Death on the front page

Allan Fenty

Some Caribbean Trakker readers might realize that it is editorial policy – influenced by governments’ appeal to patriotism and good business sense – for many newspapers to keep reports of crime and death off their front pages.

The reason is that Caribbean (Tourist) islands don’t want to scare potential tourists off.  Murder, crime and security lapses are dealt with, inside the papers.   I am so interested in the significance of death and the media.

I know that this is tough to do in places like Trinidad and Jamaica.  Guyanese newspapers have no such restraints.  Daily, it’s Death on the Front Pages!

Put another way: the scant regard with which the careless, the lawless and the ignorant regard human life, and the media’s reaction to – or use of that sordid reality.

I mean especially the unbridled, consistent and yes, sometimes sickening regularity of daily front-page headlines and stories of death in the country’s major dailies.

The Publishers and Boards of Directors of newspapers will trot out noble “mission statements” with objectives.  These messages will  invariably have to do with press freedom, the right to free (responsible?) expression and assembly – those sacred constitutional and human rights and,  no doubt, the role of their particular newspapers in the development and preservation of the “society”.  International covenants and agreements regarding Press Freedom and sometimes (only sometimes) the responsibilities and duties of genuine journalists are invariably quoted.

However, downstairs at the Editors’ desks and computers, they deal with the realities of, among other (more mundane) matters, the so called public’s right to know, significant (sensational) issues of the day, development plans by government – especially those projects policies and programmes which easily attract criticism; rumours which indicate exposés or scoops and innocent but useless social gossip-and the profitability through increased circulation of the newspaper.  How editors respond to that latter consideration – often with their publisher’s silent consent – is the subject of comment in this piece today.  

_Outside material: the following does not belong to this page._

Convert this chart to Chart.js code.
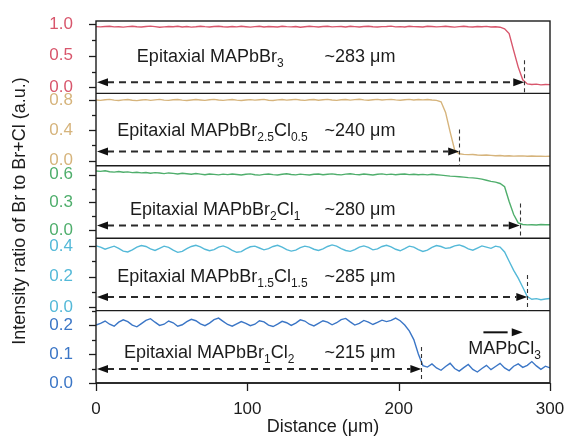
<!DOCTYPE html>
<html>
<head>
<meta charset="utf-8">
<script src="https://cdn.jsdelivr.net/npm/chart.js@4.4.1/dist/chart.umd.min.js"></script>
<style>
  html, body { margin: 0; padding: 0; background: #fff; }
  #wrap { width: 568px; height: 438px; }
</style>
</head>
<body>
<div id="wrap"><canvas id="profileChart" width="568" height="438"></canvas></div>
<script>
/* ── DATA ───────────────────────────────────── */
const distance = [
  0, 3, 6, 9, 12, 15, 18, 21, 24, 27,
  30, 33, 36, 39, 42, 45, 48, 51, 54, 57,
  60, 63, 66, 69, 72, 75, 78, 81, 84, 87,
  90, 93, 96, 99, 102, 105, 108, 111, 114, 117,
  120, 123, 126, 129, 132, 135, 138, 141, 144, 147,
  150, 153, 156, 159, 162, 165, 168, 171, 174, 177,
  180, 183, 186, 189, 192, 195, 198, 201, 204, 207,
  210, 213, 216, 219, 222, 225, 228, 231, 234, 237,
  240, 243, 246, 249, 252, 255, 258, 261, 264, 267,
  270, 273, 276, 279, 282, 285, 288, 291, 294, 297, 300
];

// MAPbBr3
const ratioBr3 = [
  0.960, 0.955, 0.962, 0.966, 0.955, 0.958, 0.951, 0.960, 0.965, 0.958,
  0.954, 0.961, 0.967, 0.959, 0.950, 0.956, 0.962, 0.958, 0.966, 0.953,
  0.960, 0.952, 0.957, 0.966, 0.959, 0.954, 0.961, 0.965, 0.958, 0.953,
  0.962, 0.955, 0.966, 0.958, 0.951, 0.960, 0.964, 0.954, 0.961, 0.958,
  0.953, 0.965, 0.959, 0.955, 0.962, 0.950, 0.958, 0.966, 0.960, 0.954,
  0.961, 0.966, 0.955, 0.959, 0.962, 0.953, 0.965, 0.960, 0.954, 0.961,
  0.966, 0.958, 0.953, 0.960, 0.962, 0.967, 0.955, 0.959, 0.953, 0.964,
  0.960, 0.957, 0.953, 0.966, 0.961, 0.955, 0.959, 0.964, 0.958, 0.952,
  0.960, 0.965, 0.958, 0.954, 0.961, 0.957, 0.963, 0.953, 0.958, 0.950,
  0.925, 0.850, 0.580, 0.320, 0.120, 0.055, 0.045, 0.052, 0.040, 0.046, 0.044
];

// MAPbBr2.5Cl0.5
const ratioBr25 = [
  0.805, 0.800, 0.808, 0.812, 0.803, 0.798, 0.806, 0.810, 0.801, 0.796,
  0.804, 0.809, 0.800, 0.806, 0.812, 0.803, 0.799, 0.807, 0.811, 0.802,
  0.797, 0.805, 0.810, 0.804, 0.799, 0.808, 0.813, 0.805, 0.800, 0.806,
  0.811, 0.802, 0.797, 0.804, 0.809, 0.803, 0.807, 0.812, 0.801, 0.798,
  0.806, 0.810, 0.803, 0.808, 0.813, 0.804, 0.799, 0.807, 0.811, 0.802,
  0.808, 0.812, 0.805, 0.800, 0.807, 0.811, 0.803, 0.809, 0.814, 0.806,
  0.801, 0.808, 0.812, 0.804, 0.809, 0.813, 0.806, 0.801, 0.808, 0.812,
  0.805, 0.810, 0.806, 0.811, 0.804, 0.800,
  0.780, 0.640, 0.380, 0.140, 0.090, 0.082, 0.078, 0.080, 0.074, 0.071,
  0.073, 0.068, 0.064, 0.066, 0.061, 0.063, 0.058, 0.060, 0.062, 0.057,
  0.060, 0.056, 0.058, 0.055, 0.057
];

// MAPbBr2Cl1
const ratioBr2 = [
  0.640, 0.636, 0.642, 0.632, 0.628, 0.634, 0.626, 0.630, 0.622, 0.627,
  0.620, 0.624, 0.616, 0.622, 0.618, 0.612, 0.619, 0.614, 0.608, 0.615,
  0.610, 0.605, 0.612, 0.606, 0.600, 0.608, 0.603, 0.598, 0.606, 0.601,
  0.607, 0.602, 0.596, 0.604, 0.609, 0.600, 0.595, 0.603, 0.608, 0.601,
  0.597, 0.605, 0.610, 0.602, 0.598, 0.606, 0.601, 0.596, 0.604, 0.608,
  0.600, 0.605, 0.609, 0.602, 0.598, 0.606, 0.610, 0.603, 0.599, 0.607,
  0.602, 0.597, 0.605, 0.609, 0.601, 0.606, 0.600, 0.604, 0.608, 0.601,
  0.605, 0.600, 0.603, 0.598, 0.604, 0.600, 0.595, 0.590, 0.585, 0.582,
  0.578, 0.574, 0.568, 0.566, 0.560, 0.552, 0.540, 0.528, 0.520, 0.505,
  0.470, 0.310, 0.170, 0.080, 0.062, 0.058, 0.060, 0.057, 0.062, 0.059, 0.060
];

// MAPbBr1.5Cl1.5
const ratioBr15 = [
  0.400, 0.392, 0.378, 0.388, 0.398, 0.384, 0.366, 0.360, 0.374, 0.392,
  0.402, 0.396, 0.380, 0.370, 0.384, 0.398, 0.390, 0.372, 0.358, 0.364,
  0.382, 0.396, 0.404, 0.394, 0.378, 0.368, 0.376, 0.392, 0.400, 0.388,
  0.370, 0.358, 0.362, 0.380, 0.394, 0.398, 0.386, 0.374, 0.382, 0.396,
  0.404, 0.392, 0.376, 0.366, 0.372, 0.388, 0.398, 0.392, 0.378, 0.370,
  0.380, 0.396, 0.406, 0.398, 0.382, 0.370, 0.364, 0.376, 0.392, 0.400,
  0.390, 0.374, 0.380, 0.396, 0.404, 0.394, 0.378, 0.368, 0.382, 0.398,
  0.392, 0.376, 0.364, 0.372, 0.390, 0.402, 0.396, 0.384, 0.388, 0.400,
  0.406, 0.396, 0.380, 0.372, 0.386, 0.400, 0.392, 0.384, 0.398, 0.392,
  0.360, 0.300, 0.240, 0.190, 0.130, 0.070, 0.052, 0.056, 0.049, 0.054, 0.057
];

// MAPbBr1Cl2
const ratioBr1 = [
  0.200, 0.206, 0.214, 0.203, 0.196, 0.210, 0.218, 0.212, 0.200, 0.194,
  0.205, 0.216, 0.222, 0.210, 0.199, 0.203, 0.214, 0.208, 0.196, 0.201,
  0.212, 0.220, 0.215, 0.204, 0.198, 0.207, 0.219, 0.224, 0.213, 0.202,
  0.196, 0.204, 0.212, 0.206, 0.198, 0.203, 0.215, 0.211, 0.200, 0.195,
  0.203, 0.213, 0.208, 0.199, 0.207, 0.218, 0.214, 0.203, 0.197, 0.206,
  0.215, 0.210, 0.201, 0.208, 0.219, 0.223, 0.211, 0.200, 0.206, 0.216,
  0.210, 0.202, 0.209, 0.217, 0.212, 0.216, 0.224, 0.215, 0.200, 0.180,
  0.150, 0.100, 0.060, 0.055, 0.066, 0.052, 0.044, 0.057, 0.068, 0.050,
  0.041, 0.053, 0.064, 0.047, 0.038, 0.050, 0.061, 0.046, 0.057, 0.068,
  0.052, 0.043, 0.058, 0.066, 0.054, 0.061, 0.074, 0.059, 0.047, 0.058, 0.052
];

// panels, top to bottom
const panelSeries   = [ratioBr3, ratioBr25, ratioBr2, ratioBr15, ratioBr1];
const panelNames    = ['Epitaxial MAPbBr_{3}', 'Epitaxial MAPbBr_{2.5}Cl_{0.5}', 'Epitaxial MAPbBr_{2}Cl_{1}',
                       'Epitaxial MAPbBr_{1.5}Cl_{1.5}', 'Epitaxial MAPbBr_{1}Cl_{2}'];
const edgeDistance  = [283, 240, 280, 285, 215];
const panelMin      = [-0.095, -0.07, -0.086, -0.022, 0];
const panelMax      = [1.048, 0.892, 0.696, 0.45, 0.25];
const panelStep     = [0.5, 0.4, 0.3, 0.2, 0.1];

/* ── STYLE ──────────────────────────────────── */
const FONT = '"Liberation Sans", Arial, sans-serif';
const INK = '#1c1c1c';
const panelColors = ['#d8566c', '#d6b47c', '#4fae6c', '#54b9d8', '#3b76c6'];
const arrowLevel  = [0.08, 0.12, 0.05, 0.066, 0.048];   // y of dashed arrow (panel units)
const labelAt     = [[27, 0.40], [14, 0.32], [22.5, 0.166], [14, 0.165], [18.5, 0.0875]];
const edgeTextX   = 151;

/* ── HELPERS ────────────────────────────────── */
function drawRich(ctx, text, x, y) {
    const parts = text.split(/(_\{[^}]*\})/).filter(Boolean);
    let cx = x;
    parts.forEach(p => {
        if (p.startsWith('_{')) {
            ctx.font = `12px ${FONT}`;
            const t = p.slice(2, -1);
            ctx.fillText(t, cx, y + 5);
            cx += ctx.measureText(t).width;
        } else {
            ctx.font = `18px ${FONT}`;
            ctx.fillText(p, cx, y);
            cx += ctx.measureText(p).width;
        }
    });
}

function arrowHead(ctx, x, y, dir) {
    ctx.beginPath();
    ctx.moveTo(x, y);
    ctx.lineTo(x - dir * 11, y - 4);
    ctx.lineTo(x - dir * 11, y + 4);
    ctx.closePath();
    ctx.fill();
}

/* ── PLUGIN: frame, ticks, annotations ──────── */
const decorPlugin = {
    id: 'decor',
    afterDraw(chart) {
        const ctx = chart.ctx;
        const xs = chart.scales.x;
        const area = chart.chartArea;
        ctx.save();

        // panel frames
        ctx.strokeStyle = INK;
        ctx.lineWidth = 1.4;
        ctx.setLineDash([]);
        ctx.strokeRect(area.left, area.top, area.right - area.left, area.bottom - area.top);
        panelSeries.forEach((_, i) => {
            const ys = chart.scales['y' + i];
            ctx.beginPath();
            ctx.moveTo(area.left, ys.bottom);
            ctx.lineTo(area.right, ys.bottom);
            ctx.stroke();
        });

        // y ticks (major + minor)
        ctx.lineWidth = 1.3;
        panelSeries.forEach((_, i) => {
            const ys = chart.scales['y' + i];
            const half = panelStep[i] / 2;
            for (let k = 0; k * half <= panelMax[i] + 1e-9; k++) {
                const py = Math.round(ys.getPixelForValue(k * half)) + 0.5;
                const len = k % 2 === 0 ? 7 : 4;
                ctx.beginPath();
                ctx.moveTo(area.left - len, py);
                ctx.lineTo(area.left, py);
                ctx.stroke();
            }
        });

        // x ticks
        [0, 100, 200, 300].forEach(v => {
            const px = Math.round(xs.getPixelForValue(v)) + 0.5;
            ctx.beginPath();
            ctx.moveTo(px, area.bottom);
            ctx.lineTo(px, area.bottom + 8);
            ctx.stroke();
        });

        // annotations
        ctx.fillStyle = INK;
        ctx.textBaseline = 'alphabetic';
        ctx.textAlign = 'left';
        panelSeries.forEach((_, i) => {
            const ys = chart.scales['y' + i];
            const ay = ys.getPixelForValue(arrowLevel[i]);
            const x0 = xs.getPixelForValue(0);
            const x1 = xs.getPixelForValue(edgeDistance[i]);

            // dashed arrow
            ctx.strokeStyle = '#2a2a2a';
            ctx.lineWidth = 2;
            ctx.setLineDash([7, 5]);
            ctx.beginPath();
            ctx.moveTo(x0 + 11, ay);
            ctx.lineTo(x1 - 11, ay);
            ctx.stroke();
            ctx.setLineDash([]);
            ctx.fillStyle = '#111';
            arrowHead(ctx, x0 + 1, ay, -1);
            arrowHead(ctx, x1, ay, 1);

            // thin vertical marker
            ctx.strokeStyle = '#333';
            ctx.lineWidth = 1.1;
            ctx.setLineDash([4, 3]);
            ctx.beginPath();
            ctx.moveTo(Math.round(x1) + 0.5, ay - 22);
            ctx.lineTo(Math.round(x1) + 0.5, ys.bottom);
            ctx.stroke();
            ctx.setLineDash([]);

            // texts
            ctx.fillStyle = INK;
            const lp = labelAt[i];
            drawRich(ctx, panelNames[i], xs.getPixelForValue(lp[0]), ys.getPixelForValue(lp[1]));
            ctx.font = `18px ${FONT}`;
            ctx.fillText(`~${edgeDistance[i]} μm`, xs.getPixelForValue(edgeTextX), ys.getPixelForValue(lp[1]));
        });

        // MAPbCl3 note in bottom panel
        const yb = chart.scales.y4;
        drawRich(ctx, 'MAPbCl_{3}', xs.getPixelForValue(246), yb.getPixelForValue(0.1));
        const ny = yb.getPixelForValue(0.175);
        ctx.strokeStyle = '#111';
        ctx.lineWidth = 2;
        ctx.beginPath();
        ctx.moveTo(xs.getPixelForValue(256), ny);
        ctx.lineTo(xs.getPixelForValue(272), ny);
        ctx.stroke();
        ctx.fillStyle = '#111';
        arrowHead(ctx, xs.getPixelForValue(282), ny, 1);

        // shared y title
        ctx.fillStyle = INK;
        ctx.font = `18px ${FONT}`;
        ctx.textAlign = 'center';
        ctx.textBaseline = 'middle';
        ctx.translate(20, (area.top + area.bottom) / 2 + 9);
        ctx.rotate(-Math.PI / 2);
        ctx.fillText('Intensity ratio of Br to Br+Cl (a.u.)', 0, 0);
        ctx.restore();
    }
};

/* ── CHART ──────────────────────────────────── */
const yScales = {};
panelSeries.forEach((_, i) => {
    yScales['y' + i] = {
        type: 'linear',
        position: 'left',
        stack: 'panels',
        stackWeight: 1,
        weight: 10 - i,
        min: panelMin[i],
        max: panelMax[i],
        grid: { display: false },
        border: { display: false },
        ticks: {
            stepSize: panelStep[i],
            includeBounds: false,
            autoSkip: false,
            color: panelColors[i],
            font: { size: 17, family: FONT },
            padding: 15,
            callback: v => v.toFixed(1)
        },
        afterFit(scale) {
            scale.width = 96;
            scale.paddingTop = 0;
            scale.paddingBottom = 0;
        }
    };
});

new Chart(document.getElementById('profileChart'), {
    type: 'line',
    data: {
        datasets: panelSeries.map((vals, i) => ({
            label: panelNames[i],
            data: distance.map((d, k) => ({ x: d, y: vals[k] })),
            yAxisID: 'y' + i,
            borderColor: panelColors[i],
            borderWidth: 1.4,
            pointRadius: 0,
            tension: 0,
            fill: false
        }))
    },
    options: {
        responsive: false,
        animation: false,
        devicePixelRatio: 1,
        layout: { padding: { top: 21, right: 18, bottom: 0, left: 0 } },
        plugins: { legend: { display: false }, tooltip: { enabled: false } },
        scales: {
            x: {
                type: 'linear',
                position: 'bottom',
                min: 0,
                max: 300,
                grid: { display: false },
                border: { display: false },
                ticks: {
                    stepSize: 100,
                    color: INK,
                    maxRotation: 0,
                    font: { size: 17, family: FONT },
                    padding: 8
                },
                title: {
                    display: true,
                    text: 'Distance (μm)',
                    color: INK,
                    font: { size: 18, family: FONT },
                    padding: { top: 0, bottom: 0 }
                },
                afterFit(scale) {
                    scale.height = 55;
                    scale.paddingLeft = 0;
                    scale.paddingRight = 0;
                }
            },
            ...yScales
        }
    },
    plugins: [decorPlugin]
});
</script>
</body>
</html>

Delighting in death for dollars?  Of course not! No self-respecting religious, civic-minded, professional newspaper editor endowed with a conscience which reeks of the sensitivity regarding the sanctity of human life, would seek to exploit death for dollars.    To sell their papers, to boost circulation, to become “popular”.

What a paragraph above, this! But wait.  The daily evidence does seem to suggest that some rationale, some reason, motivation or dynamic is at work here.  Resulting in pure death on the front pages.  One senior sub-editor put this to me: “the competition plasters the front pages with death; death- like sex – sells; the editor claims to know that the “public” wants to see, hear and read of death and its details”.   In order words, the editor – despite his noble training and sense of (national) professional responsibility, is merely responding to his readership.

Ha!  Given the profit-making bottom-line, how valid are the editors’ arguments?

In New York for example, a metropolis long known for its outrageous goings-on – I think it is agreed that gore would be kept off the from pages.  (I’m not too sure…).  Well, I was somewhat surprised at my elder daughter’s annoyance at an inside-page photograph of a Labour Day reveller who was shot dead.  The picture showed him lying on Eastern Parkway with just a few spots of blood visible.  Perhaps because of having left Guyana before this society plummeted into unfortunate levels of grossness, she was upset with the New York paper.  Then I showed her a copy of the Kaieteur News with the man’s head separated from his body.  She was outraged.  For our newspapers, our children, our level of new-found indecency.

Because I had abhorred that particular Kaieteur photographic offering, I discussed the issue with her.  One of the views I offered, perhaps tongue-in-cheek, was that so professionally “objective” I thought that editor to be I’m sure  he would have plastered also – a picture of his father’s, brother’s or son’s head on his front page.

So much for grief, sorrow, empathy and the sensitivities of forlorn relatives.  What’s your view Trakker reader?